The reason comedies rarely go for the big, ambitious ending, when it’s considered a matter of course in dramas, is largely because we like happy stasis. We like to believe that Roseanne and Dan Conner are still squabbling away, not that he’s dead, or that Hawkeye and B.J. are still cracking wise and examining the horrors of war together, not that they likely never saw each other again, no matter what history says. And some viewers somewhere must have been hoping Ted and Robin would finally get back together, despite the series they starred in devoting one of its most elegiac episodes (the final season’s 17th entry, “Sunrise”) to the idea that they never could. We want to believe our fictional friends stay frozen, that we can always count on them when the series premiere rolls around again in syndication’s ouroboros.

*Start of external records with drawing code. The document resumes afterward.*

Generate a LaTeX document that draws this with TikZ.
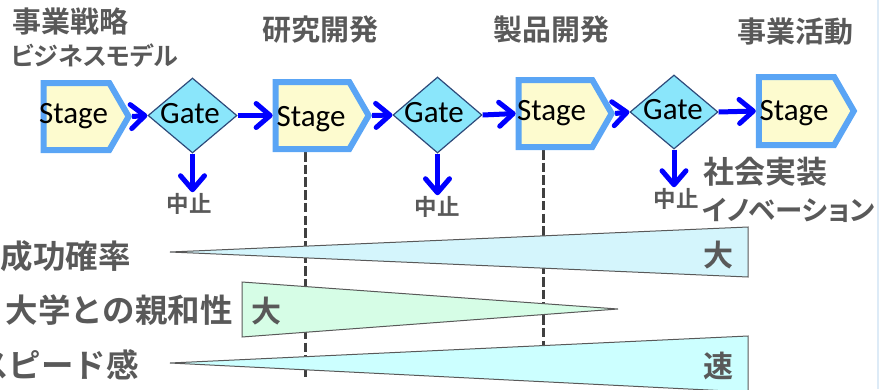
\documentclass[tikz,border=0pt]{standalone}
\usepackage{fontspec}
\newfontfamily\jpfont{Noto Sans CJK JP Bold}
\newfontfamily\jpkana{Noto Sans CJK JP Bold}[RawFeature=+palt]
\newfontfamily\calfont{Carlito}
\usetikzlibrary{shapes.geometric,shapes.symbols,arrows.meta}
\definecolor{txtgray}{HTML}{595959}
\definecolor{stageblue}{HTML}{5AA5F5}
\definecolor{stagefill}{HTML}{FDFBCF}
\definecolor{gatefill}{HTML}{8AE6FB}
\definecolor{gateline}{HTML}{2E4A7A}
\definecolor{flowblue}{HTML}{0000FF}
\definecolor{wedgeA}{HTML}{D4F5FC}
\definecolor{wedgeB}{HTML}{D6FDE6}
\definecolor{wedgeC}{HTML}{CCFFFF}
\definecolor{edgeline}{HTML}{DDEBF7}
\definecolor{guidegray}{HTML}{404040}
\begin{document}
\begin{tikzpicture}[x=1pt,y=-1pt,
  stagebox/.style={signal, signal to=east, signal pointer angle=120, draw=stageblue, line width=6pt, fill=stagefill, inner sep=0pt},
  gatebox/.style={diamond, draw=gateline, line width=1.2pt, fill=gatefill, inner sep=0pt},
  en/.style={font=\calfont\fontsize{31}{31}\selectfont, inner sep=0pt, anchor=base},
  jt/.style={font=\jpfont\fontsize{29}{30}\selectfont, text=txtgray, inner sep=0pt},
  jk/.style={font=\jpkana\fontsize{25}{26}\selectfont, text=txtgray, inner sep=0pt},
  jl/.style={font=\jpfont\fontsize{32.5}{34}\selectfont, text=txtgray, inner sep=0pt, anchor=east},
  js/.style={font=\jpfont\fontsize{22.5}{23}\selectfont, text=txtgray, inner sep=1pt},
  flow/.style={draw=flowblue, line width=5pt, -{Straight Barb[length=14pt,width=24pt,line cap=round,line join=round]}},
  guide/.style={draw=guidegray, line width=3pt, dash pattern=on 9.5pt off 3.2pt},
  wedge/.style={draw=black!65, line width=1pt}
]
\useasboundingbox (0,0) rectangle (879,389);
\draw[edgeline, line width=1.5pt] (878,0) -- (878,389);

% titles
\node[jt, anchor=west] (t1a) at (12,21) {事業戦略};
\node[jk, anchor=west] (t1b) at (11,56) {ビジネスモデル};
\node[jt] (t2) at (320,30) {研究開発};
\node[jt] (t3) at (551,30) {製品開発};
\node[jt] (t4) at (795,32) {事業活動};
\node[jt, anchor=west, font=\jpfont\fontsize{31}{32}\selectfont] (t5) at (703,172) {社会実装};
\node[jk, anchor=west, font=\jpkana\fontsize{27.5}{29}\selectfont] (t6) at (702,210) {イノベーション};

% dashed guides
\coordinate (d1a) at (305,152);
\coordinate (d1b) at (305,380);
\coordinate (d2a) at (543,150);
\coordinate (d2b) at (543,382);
\draw[guide] (d1a) -- (d1b);
\draw[guide] (d2a) -- (d2b);

% stages
\node[stagebox, minimum width=85pt, minimum height=67pt] (s1) at (76.5,116.5) {};
\node[stagebox, minimum width=93pt, minimum height=67pt] (s2) at (312.5,115.5) {};
\node[stagebox, minimum width=93pt, minimum height=67pt] (s3) at (555.5,113.5) {};
\node[stagebox, minimum width=95pt, minimum height=68pt] (s4) at (796.5,111) {};
\node[en] (s1t) at (73.5,123) {Stage};
\node[en] (s2t) at (311,126) {Stage};
\node[en] (s3t) at (551.5,120) {Stage};
\node[en] (s4t) at (794,120) {Stage};

% gates
\node[gatebox, minimum width=89pt, minimum height=75pt] (g1) at (192.5,115.5) {};
\node[gatebox, minimum width=89pt, minimum height=76pt] (g2) at (437.5,115) {};
\node[gatebox, minimum width=88pt, minimum height=74pt] (g3) at (674,112) {};
\node[en] (g1t) at (190,123) {Gate};
\node[en] (g2t) at (434,122) {Gate};
\node[en] (g3t) at (673,119) {Gate};

% stop labels
\node[js] (x1) at (189,204) {中止};
\node[js] (x2) at (437,207) {中止};
\node[js] (x3) at (676,199) {中止};

% flow arrows
\draw[flow] (s1.east) -- (g1.west);
\draw[flow] (g1.east) -- (s2.west);
\draw[flow] (s2.east) -- (g2.west);
\draw[flow] (g2.east) -- (s3.west);
\draw[flow] (s3.east) -- (g3.west);
\draw[flow] (g3.east) -- (s4.west);
\draw[flow] (g1.south) -- (g1.south |- x1.north);
\draw[flow] (g2.south) -- (g2.south |- x2.north);
\draw[flow] (g3.south) -- (g3.south |- x3.north);

% wedges
\draw[wedge, fill=wedgeA] (170,252) -- (748,227) -- (748,277) -- cycle;
\draw[wedge, fill=wedgeB] (242,282) -- (618,309) -- (242,337) -- cycle;
\draw[wedge, fill=wedgeC] (170,363) -- (748,336) -- (748,392) -- cycle;

\node[jl] (l1) at (131,256) {成功確率};
\node[jl] (l2) at (233,310) {大学との親和性};
\node[jl] (l3) at (139,365) {スピード感};

\node[jt, font=\jpfont\fontsize{30}{31}\selectfont] (w1) at (718,255) {大};
\node[jt, font=\jpfont\fontsize{30}{31}\selectfont] (w2) at (266,311) {大};
\node[jt, font=\jpfont\fontsize{30}{31}\selectfont] (w3) at (718,366) {速};
\end{tikzpicture}
\end{document}
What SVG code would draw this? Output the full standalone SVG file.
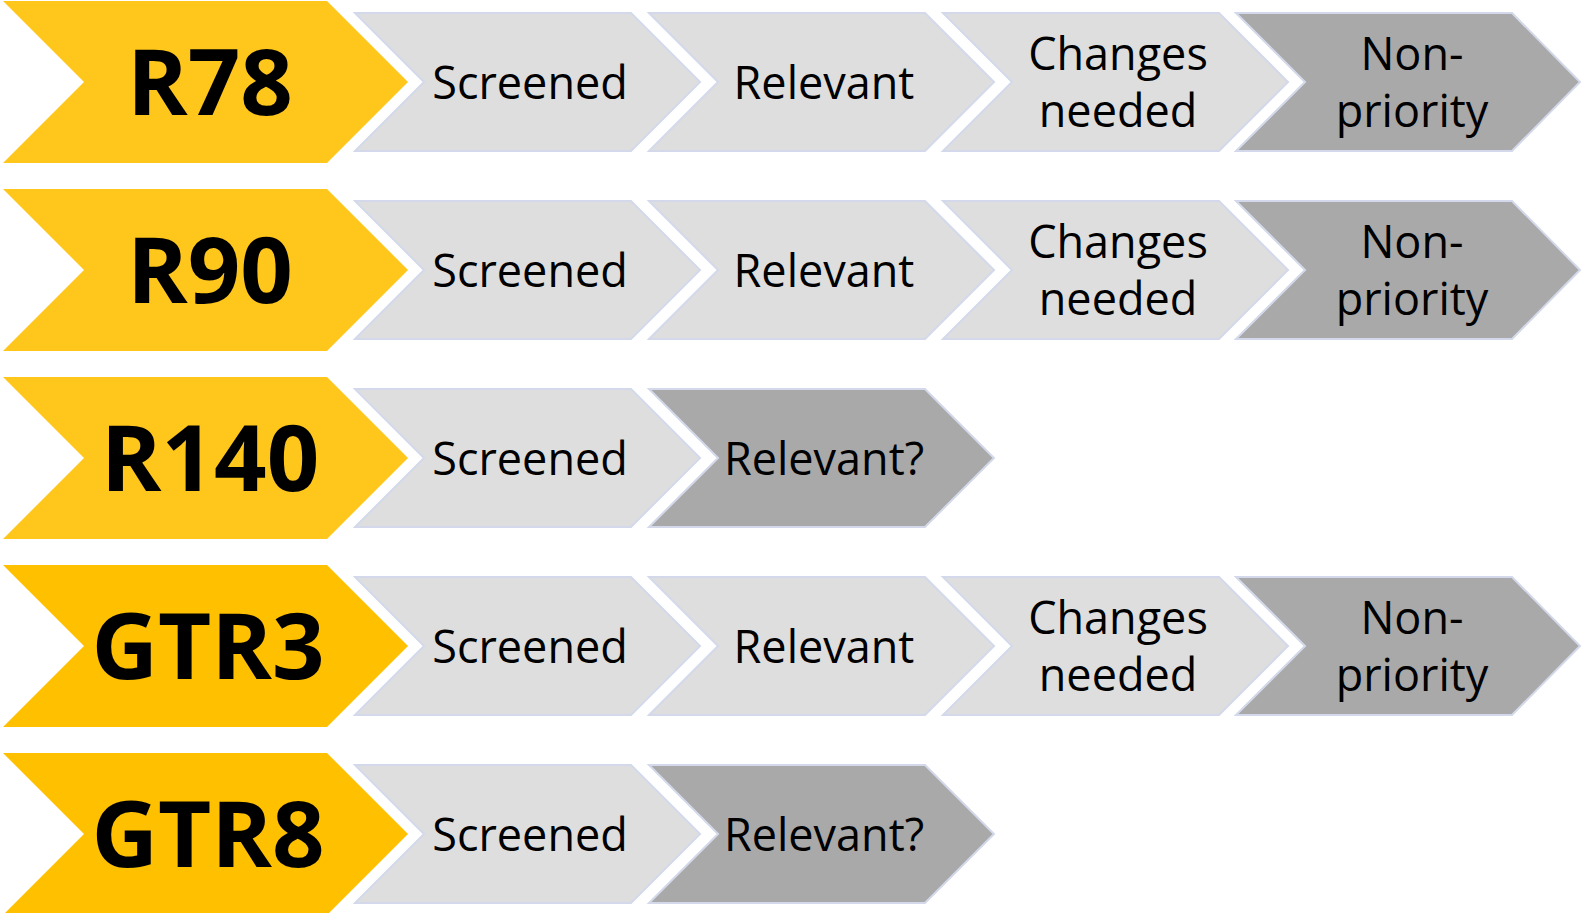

But HIMYM was supposed to be different. It was supposed to understand that the thing that made it once great and then frustrating could redeem it in the end, and it blinked at the last possible moment. Behind the door marked “life doesn’t always have happy endings” was just another happy ending. This one was meant to make us ecstatic but ultimately only called attention to the fact that at the end of the show, HIMYM may have been many things, but it was rarely brave.